The grid's busiest way to develop a young driver is a single practice hour. Sprint weekends switch it off, and Spa switches it back on..

Aston Martin confirmed on July 13 that Jak Crawford drives the AMR26 in Belgian Grand Prix first practice, with Fernando Alonso standing aside, the American's third rookie outing of 2026 after runs in Japan and Austria. The session is one of four the team must field this year, and the fact that it lands at Spa rather than a fortnight earlier at Silverstone is not a scheduling accident. It is the whole mechanism, visible for once.

The 2026 regulations require each team to hand a first-practice session to a rookie four times across the season, two outings per car, a driver with no more than two Grand Prix starts to his name. Formula 1 sets out the obligation, and it is a real step up from the earlier version of the rule, which asked for a single session per car. Four sessions a season is the busiest formal development lever the grid has: for a driver without a race seat, an FP1 hour is often the only time he touches a current car all year.

Sprint weekends switch that lever off. A sprint format carries a single hour of free practice before the cars go into parc ferme for sprint qualifying, so the one practice session on the timetable is the only preparation a race driver gets before a session that sets a grid and pays points. No team spends that hour on a junior, because the cost falls on the race driver's own weekend. Silverstone ran the sprint format, and the rookie lever went dark for the round. Spa is a conventional weekend with three practice sessions, and the window reopens exactly where it closed.

The number is fixed and the calendar is not, which is the tension the rule does not resolve. Every sprint round on the schedule removes an eligible window and pushes the four mandatory sessions into the conventional weekends that remain. A programme that reads on paper as four evenly spaced development runs becomes, in practice, four runs squeezed into whichever formats allow them, with the compression heaviest late in a season as the unused sessions pile up against a shrinking set of standard weekends. Format, not merit, rations the most-watched audition on the grid.

Teams have noticed the arithmetic and pushed back on it. A majority lobbied to relax the 2026 requirement, arguing that a calendar losing rounds to uncertainty left too few windows to place four sessions cleanly, and proposing a return to two. The rule stood. Crawford at Spa is a team meeting three of its four with the lever back on, one outing still to place before the season ends.
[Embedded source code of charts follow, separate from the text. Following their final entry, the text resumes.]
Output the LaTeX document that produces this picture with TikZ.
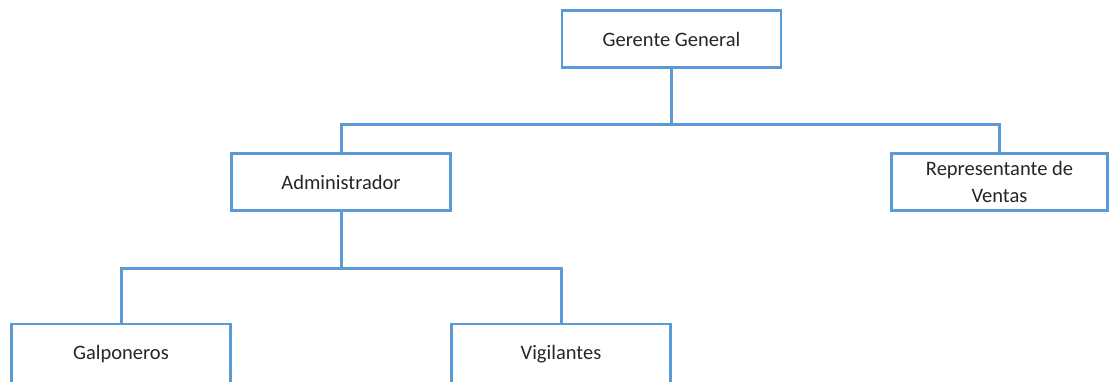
\documentclass[tikz,border=0pt]{standalone}
\usepackage{fontspec}
\setmainfont{Carlito}
\definecolor{boxblue}{HTML}{5B9BD5}
\begin{document}
\begin{tikzpicture}[x=1pt,y=-1pt,
  orgbox/.style={draw=boxblue,line width=2.8pt,fill=white,minimum width=219pt,minimum height=57pt,inner sep=0pt,align=center,font=\fontsize{20.5}{27}\selectfont,text=black!85},
  conn/.style={draw=boxblue,line width=3pt}]
\useasboundingbox (0,0) rectangle (1109,381);
\clip (0,0) rectangle (1109,381);
\node[orgbox] (gg) at (671.5,39) {Gerente General};
\node[orgbox] (adm) at (341,182) {Administrador};
\node[orgbox,minimum width=216pt] (rep) at (999.5,182) {Representante de\\Ventas};
\node[orgbox,minimum height=64pt] (gal) at (121,356) {};
\node[orgbox,minimum height=64pt] (vig) at (561,356) {};
\node at (121,354) {\fontsize{20.5}{27}\selectfont\color{black!85}Galponeros};
\node at (561,354) {\fontsize{20.5}{27}\selectfont\color{black!85}Vigilantes};
\coordinate (b1) at (671.5,124);
\coordinate (b2) at (341,268);
\draw[conn] (gg.south) -- (b1);
\draw[conn] (adm.north) |- (b1) -| (rep.north);
\draw[conn] (adm.south) -- (b2);
\draw[conn] (gal.north) |- (b2) -| (vig.north);
\end{tikzpicture}
\end{document}
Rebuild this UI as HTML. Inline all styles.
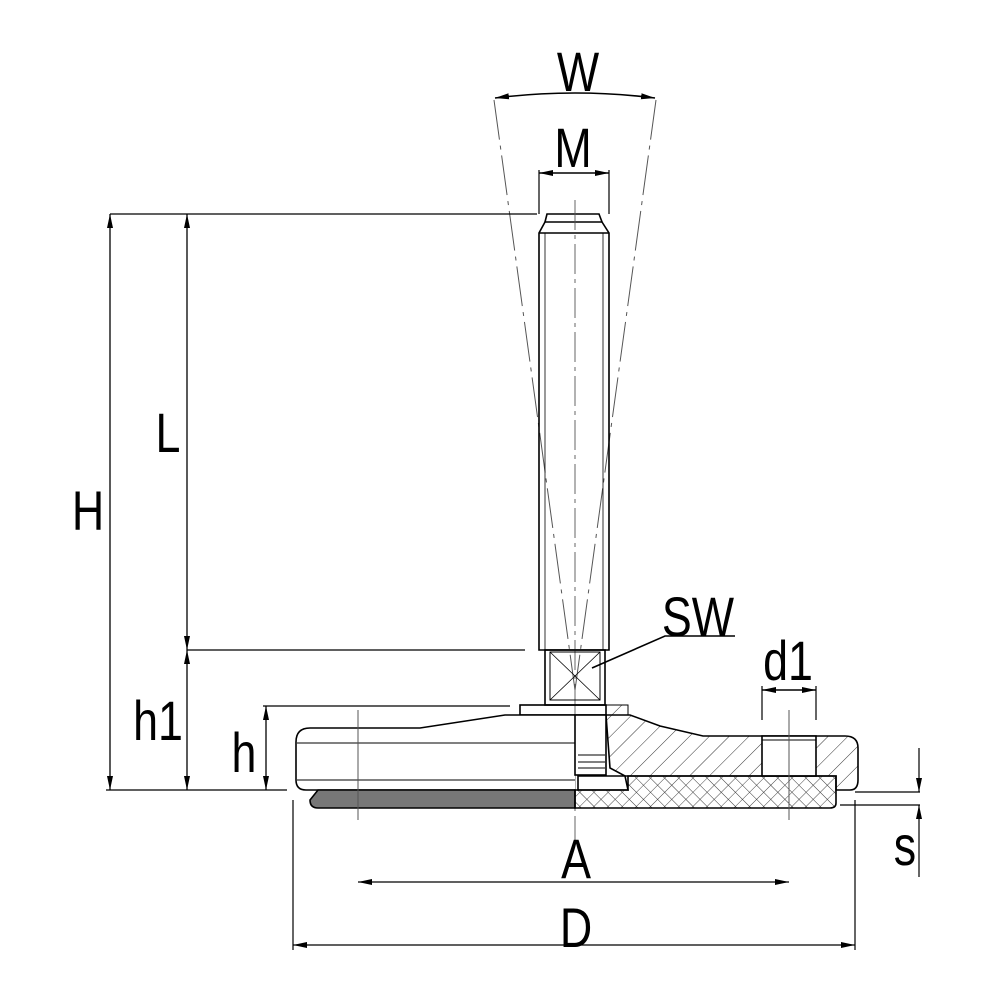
<!DOCTYPE html>
<html><head><style>body{margin:0;background:#fff}svg{display:block}</style></head><body>
<svg width="1000" height="1000" viewBox="0 0 1000 1000" xmlns="http://www.w3.org/2000/svg" font-family="Liberation Sans, sans-serif">
<defs>
<pattern id="hatch" patternUnits="userSpaceOnUse" width="14" height="14" patternTransform="rotate(45)"><line x1="0" y1="0" x2="0" y2="14" stroke="#333" stroke-width="1"/></pattern>
<pattern id="cross" patternUnits="userSpaceOnUse" width="10" height="10" patternTransform="rotate(45)"><path d="M0 0V10M0 0H10" stroke="#333" stroke-width="0.9"/></pattern>
<marker id="ar" markerWidth="14" markerHeight="8" refX="14" refY="4" orient="auto-start-reverse" markerUnits="userSpaceOnUse"><path d="M0 1L14 4L0 7z" fill="#000"/></marker>
</defs>
<g stroke="#000" fill="none" stroke-width="1.6">
<g stroke="#555" stroke-width="1" stroke-dasharray="40,6,4,6">
<line x1="494" y1="100" x2="575" y2="690"/><line x1="656" y1="100" x2="575" y2="690"/>
</g>
<path d="M495 98 Q575 88 655 98" marker-start="url(#ar)" marker-end="url(#ar)"/>
<line x1="539" y1="170" x2="539" y2="214" stroke-width="1.2"/><line x1="609" y1="170" x2="609" y2="214" stroke-width="1.2"/>
<line x1="539" y1="173" x2="609" y2="173" marker-start="url(#ar)" marker-end="url(#ar)"/>
<path d="M547 214H599L602 222H545Z"/>
<path d="M545 222L539 233V650H609V233L602 222"/>
<line x1="539" y1="233" x2="609" y2="233"/>
<line x1="545" y1="233" x2="545" y2="650" stroke-width="0.8"/><line x1="603" y1="233" x2="603" y2="650" stroke-width="0.8"/>
<line x1="575" y1="200" x2="575" y2="840" stroke="#555" stroke-width="0.9" stroke-dasharray="30,5,4,5"/>
<rect x="545" y="650" width="60" height="55"/>
<rect x="550" y="652" width="50" height="48" stroke-width="1"/>
<path d="M550 652L600 700M600 652L550 700" stroke-width="0.8"/>
<rect x="520" y="705" width="86" height="10"/>
<rect x="606" y="705" width="22" height="10" fill="url(#hatch)" stroke-width="1"/>
<path d="M575 715H505L420 728H310Q296 728 296 742V780Q296 790 306 790H575" fill="#fff"/>
<line x1="297" y1="743" x2="575" y2="743" stroke-width="1"/><line x1="297" y1="780" x2="575" y2="780" stroke-width="1"/>
<path d="M606 715H630L660 726L703 736H845Q858 736 858 748V780Q858 790 850 790H836V776H625L610 768Z" fill="url(#hatch)"/>
<rect x="762" y="736" width="54" height="40" fill="#fff"/>
<line x1="762" y1="740" x2="816" y2="740" stroke-width="1"/>
<rect x="575" y="715" width="31" height="60" fill="#fff"/>
<path d="M578 755H605M578 762H605M578 768H605" stroke-width="1"/>
<path d="M578 776H625L628 790H578Z" fill="#fff"/>
<path d="M318 790H575V808H318Q310 808 310 800Z" fill="#777"/>
<path d="M575 790H628V776H836V803Q836 808 830 808H575Z" fill="url(#cross)"/>
<line x1="358" y1="710" x2="358" y2="820" stroke="#555" stroke-width="1"/>
<line x1="789" y1="710" x2="789" y2="820" stroke="#555" stroke-width="1"/>
<line x1="762" y1="686" x2="762" y2="720" stroke-width="1.2"/><line x1="816" y1="686" x2="816" y2="720" stroke-width="1.2"/>
<line x1="762" y1="690" x2="816" y2="690" marker-start="url(#ar)" marker-end="url(#ar)"/>
<path d="M592 668L665 636H735"/>
<line x1="110" y1="214" x2="537" y2="214" stroke-width="1.3"/>
<line x1="187" y1="650" x2="525" y2="650" stroke-width="1.3"/>
<line x1="263" y1="706" x2="510" y2="706" stroke-width="1.3"/>
<line x1="106" y1="790" x2="287" y2="790" stroke-width="1.3"/>
<line x1="110" y1="214" x2="110" y2="790" marker-start="url(#ar)" marker-end="url(#ar)" stroke-width="1.3"/>
<line x1="187" y1="214" x2="187" y2="650" marker-start="url(#ar)" marker-end="url(#ar)" stroke-width="1.3"/>
<line x1="187" y1="650" x2="187" y2="790" marker-start="url(#ar)" marker-end="url(#ar)" stroke-width="1.3"/>
<line x1="266" y1="706" x2="266" y2="790" marker-start="url(#ar)" marker-end="url(#ar)" stroke-width="1.3"/>
<line x1="358" y1="882" x2="789" y2="882" marker-start="url(#ar)" marker-end="url(#ar)" stroke-width="1.3"/>
<line x1="293" y1="800" x2="293" y2="950" stroke-width="1.2"/><line x1="855" y1="800" x2="855" y2="950" stroke-width="1.2"/>
<line x1="293" y1="945" x2="855" y2="945" marker-start="url(#ar)" marker-end="url(#ar)" stroke-width="1.3"/>
<line x1="855" y1="792" x2="920" y2="792" stroke-width="1.2"/>
<line x1="840" y1="805" x2="920" y2="805" stroke-width="1.2"/>
<line x1="919" y1="748" x2="919" y2="792" marker-end="url(#ar)" stroke-width="1.2"/>
<line x1="919" y1="877" x2="919" y2="805" marker-end="url(#ar)" stroke-width="1.2"/>
</g>
<g font-size="56" fill="#000" text-anchor="middle">
<text transform="translate(578 91) scale(0.8 1)">W</text>
<text transform="translate(573 167) scale(0.8 1)">M</text>
<text transform="translate(168 452) scale(0.8 1)">L</text>
<text transform="translate(88 530) scale(0.8 1)">H</text>
<text transform="translate(158 740) scale(0.8 1)">h1</text>
<text transform="translate(244 772) scale(0.8 1)">h</text>
<text transform="translate(698 636) scale(0.8 1)">SW</text>
<text transform="translate(788 680) scale(0.8 1)">d1</text>
<text transform="translate(576 878) scale(0.8 1)">A</text>
<text transform="translate(576 947) scale(0.8 1)">D</text>
<text transform="translate(905 865) scale(0.8 1)">s</text>
</g>
</svg>
</body></html>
Williams shows the other half of the picture the same weekend. The team named Victor Martins its reserve for Spa because Luke Browning is away racing Japanese Super Formula, an arrangement that puts one academy driver on standby in Belgium while another banks race mileage on a different continent. A modern junior programme does not park its drivers waiting for an FP1 slot; it spreads them across ladders, and the mandated practice hour is one node in a wider network of race seats, reserve roles and cross-series loans that keep a prospect in a cockpit somewhere.

For the driver at the centre of it, the stakes are narrow and real. An FP1 outing is the rare chance to put a current-car number next to a name on a timing screen, in front of the engineers who decide what happens next, and the season allots him at most a small handful of them. When the format calendar quietly deletes one, it decides who gets seen and who waits, on a basis that has nothing to do with how fast anyone is.

Spa's first practice runs Friday, and Crawford is the first name back through the door the sprint closed. Aston has one rookie session still to place, and the two sprint rounds left on the calendar, Zandvoort and Singapore, will each shut the window again.